Joe the Decider

How the "Average" American became the star of the 2008 Presidential Election.

From "Joe the Plumber" to the myriad blogs, viral campaigns, and grassroots efforts, it feels for the first time in modern history that the power of deciding the election has been placed directly in the hands of the average US citizen.  Thanks to YouTube, Facebook, Twitter, and text-messaging--the way we get and share information today--voters have greater access to information, they can research what they don't understand and they can and will share that information with others.   There are valuable branding lessons to be learned of the ingenuity and potential challenges of hyperspeed marketing that will guide our future campaigns, electoral or not.

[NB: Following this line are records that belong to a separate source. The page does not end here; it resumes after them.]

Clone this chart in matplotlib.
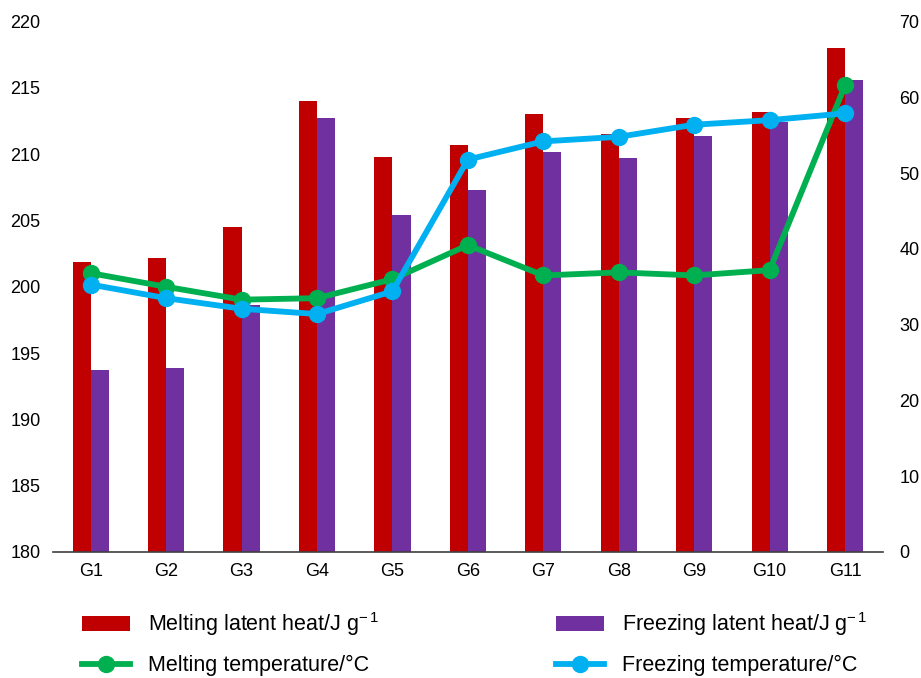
import matplotlib
matplotlib.use("Agg")
import matplotlib.pyplot as plt
import numpy as np

plt.rcParams["font.family"] = ["Liberation Sans", "DejaVu Sans"]
plt.rcParams["mathtext.fontset"] = "custom"
plt.rcParams["mathtext.rm"] = "Liberation Sans"
plt.rcParams["mathtext.it"] = "Liberation Sans"

# data
groups = ["G1", "G2", "G3", "G4", "G5", "G6", "G7", "G8", "G9", "G10", "G11"]
melt_heat = [201.9, 202.2, 204.5, 214.0, 209.8, 210.7, 213.0, 211.5, 212.7, 213.2, 218.0]
freeze_heat = [193.7, 193.9, 198.6, 212.7, 205.4, 207.3, 210.2, 209.7, 211.4, 212.4, 215.6]
melt_temp = [36.8, 35.0, 33.3, 33.5, 36.0, 40.5, 36.5, 36.9, 36.5, 37.2, 61.6]
freeze_temp = [35.3, 33.5, 32.1, 31.4, 34.4, 51.8, 54.2, 54.8, 56.4, 57.0, 57.9]

RED = "#C00000"
PURPLE = "#7030A0"
GREEN = "#00B050"
BLUE = "#00B0F0"

fig = plt.figure(figsize=(9.21, 6.78), dpi=100)
ax = fig.add_axes([0.0575, 0.186, 0.901, 0.782])
ax2 = ax.twinx()

x = np.arange(len(groups))
w = 0.24
b1 = ax.bar(x - w / 2, np.array(melt_heat) - 180, w, bottom=180, color=RED)
b2 = ax.bar(x + w / 2, np.array(freeze_heat) - 180, w, bottom=180, color=PURPLE)

l1, = ax2.plot(x, melt_temp, color=GREEN, lw=4.2, marker="o", ms=11.5)
l2, = ax2.plot(x, freeze_temp, color=BLUE, lw=4.2, marker="o", ms=11.5)

ax.set_xlim(-0.5, len(groups) - 0.5)
ax.set_ylim(180, 220)
ax.set_yticks(np.arange(180, 221, 5))
ax2.set_ylim(0, 70)
ax2.set_yticks(np.arange(0, 71, 10))
ax.set_xticks(x)
ax.set_xticklabels(groups)

for a in (ax, ax2):
    for s in ("top", "left", "right", "bottom"):
        a.spines[s].set_visible(False)
ax.spines["bottom"].set_visible(True)
ax.spines["bottom"].set_color("#404040")
ax.spines["bottom"].set_linewidth(1.2)

ax.tick_params(axis="both", length=0, labelsize=13)
ax.tick_params(axis="y", pad=9)
ax.tick_params(axis="x", pad=8)
ax2.tick_params(axis="y", length=0, labelsize=13, pad=12)

fig.legend(
    [b1, l1, b2, l2],
    ["Melting latent heat/J g$^{-\\,1}$", "Melting temperature/\u00b0C",
     "Freezing latent heat/J g$^{-\\,1}$", "Freezing temperature/\u00b0C"],
    ncol=2, loc="lower left", bbox_to_anchor=(0.068, -0.026),
    frameon=False, fontsize=15.5, handlelength=2.23, handletextpad=0.84,
    columnspacing=8.2, labelspacing=0.78,
)

fig.savefig("out.png", dpi=100)
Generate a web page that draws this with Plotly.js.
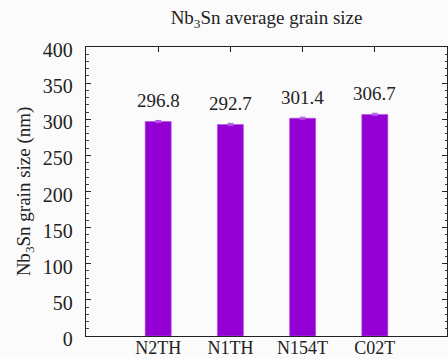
<!DOCTYPE html>
<html>
<head>
<meta charset="utf-8">
<script src="https://cdn.plot.ly/plotly-3.0.1.min.js"></script>
<style>html,body{margin:0;padding:0;background:#fbfbfb;}</style>
</head>
<body>
<div id="chart" style="width:448px;height:359px;"></div>
<script>
const categories = ["N2TH", "N1TH", "N154T", "C02T"];
const grainSize = [296.8, 292.7, 301.4, 306.7];
const grainErr = [1.5, 1.6, 1.5, 1.6];
const valueLabels = ["296.8", "292.7", "301.4", "306.7"];
const yTicks = [0, 50, 100, 150, 200, 250, 300, 350, 400];

const font = "'Liberation Serif', 'DejaVu Serif', serif";

const traces = [{
  type: "bar",
  x: categories,
  y: grainSize,
  width: 0.36,
  marker: {color: "#9400d3", line: {color: "#b050e8", width: 0.6}},
  error_y: {type: "data", array: grainErr, visible: true, color: "#b050e8", thickness: 1, width: 3},
  hoverinfo: "skip"
}, {
  type: "scatter", mode: "markers",
  x: categories, y: grainSize, xaxis: "x2",
  marker: {opacity: 0}, hoverinfo: "skip", showlegend: false
}];

const annotations = categories.map((c, i) => ({
  x: c, y: grainSize[i], xref: "x", yref: "y",
  text: valueLabels[i], showarrow: false, yanchor: "middle", yshift: 21,
  font: {family: font, size: 19, color: "#222"}
}));

const layout = {
  width: 448, height: 359,
  margin: {l: 86, r: 1, t: 47, b: 23},
  paper_bgcolor: "#fbfbfb", plot_bgcolor: "#fbfbfb",
  showlegend: false,
  font: {family: font, color: "#222"},
  title: {text: "Nb<sub>3</sub>Sn average grain size", x: 0.595, xanchor: "center", y: 0.952, yanchor: "middle",
          font: {family: font, size: 19, color: "#222"}},
  xaxis: {
    type: "category", range: [-1, 4], ticks: "", showline: true, mirror: true,
    linecolor: "#222", linewidth: 1.3, showgrid: false, zeroline: false,
    tickfont: {family: font, size: 18, color: "#222"}, ticklabelstandoff: -5
  },
  xaxis2: {
    type: "category", overlaying: "x", side: "top", range: [-1, 4], matches: "x",
    ticks: "inside", ticklen: 5, tickcolor: "#222", tickwidth: 1,
    showticklabels: false, showline: false, showgrid: false, zeroline: false
  },
  yaxis: {
    range: [0, 400], tickvals: yTicks, ticks: "inside", ticklen: 5, tickcolor: "#222",
    minor: {dtick: 10, ticks: "inside", ticklen: 2.5, tickcolor: "#444", showgrid: false},
    showline: true, mirror: "ticks", linecolor: "#222", linewidth: 1.3,
    showgrid: false, zeroline: false,
    tickfont: {family: font, size: 20, color: "#222"}, ticklabelstandoff: 8, ticklabelshift: 3,
    title: {text: "Nb<sub>3</sub>Sn grain size (nm)", standoff: 7, font: {family: font, size: 19, color: "#222"}}
  },
  annotations: annotations
};

Plotly.newPlot("chart", traces, layout, {displayModeBar: false, staticPlot: true});
</script>
</body>
</html>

Microtargeting helps you know exactly who and where you need to reach Although Howard Dean was the first to understand the power of the internet to help build a campaign from the bottom up, Obama was the first to truly harness the internet's power to revolutionize the way to run a campaign.  From mobilizing unregistered, previously uninterested voters to raising record amounts of cash, Obama succeeded in using the internet to find out exactly where he needed to be.  The challenge: Your connections to your audience must be meaningful or you risk burning them out.  The internet has made detectives of us all Obama's campaign manager, David Plouffe warns in today's New York Times,  "You do focus groups and people say, ‘I saw that ad and I went to this Web site to check it'...“They are policing the campaigns.”  Case in point, I was very surprised by some of the small-business claims made by Obama and McCain during the debates and immediately researched their quotes.  Got my answers and discussed with at least 10 people. The challenge: Never fudge little details or you risk losing your audience when, not if, they find out.   An excited, mobilized audience is a loyal one I've been twittered, I've been Facebooked, I've been enticed, cajoled, guilted, and bribed to get out my vote

today.  Whether my colleagues, friends, and local businesses are for McCain or Obama, their message is clear: they are excited, mobilized and won't take defeat lying down.  To this, Plouffe reminds us, “Without the candidate who excites people, you can have the greatest strategy and machinery and it won’t matter.”  The challenge: You must deliver a consistent message that inspires and be prepared to make good on your promises.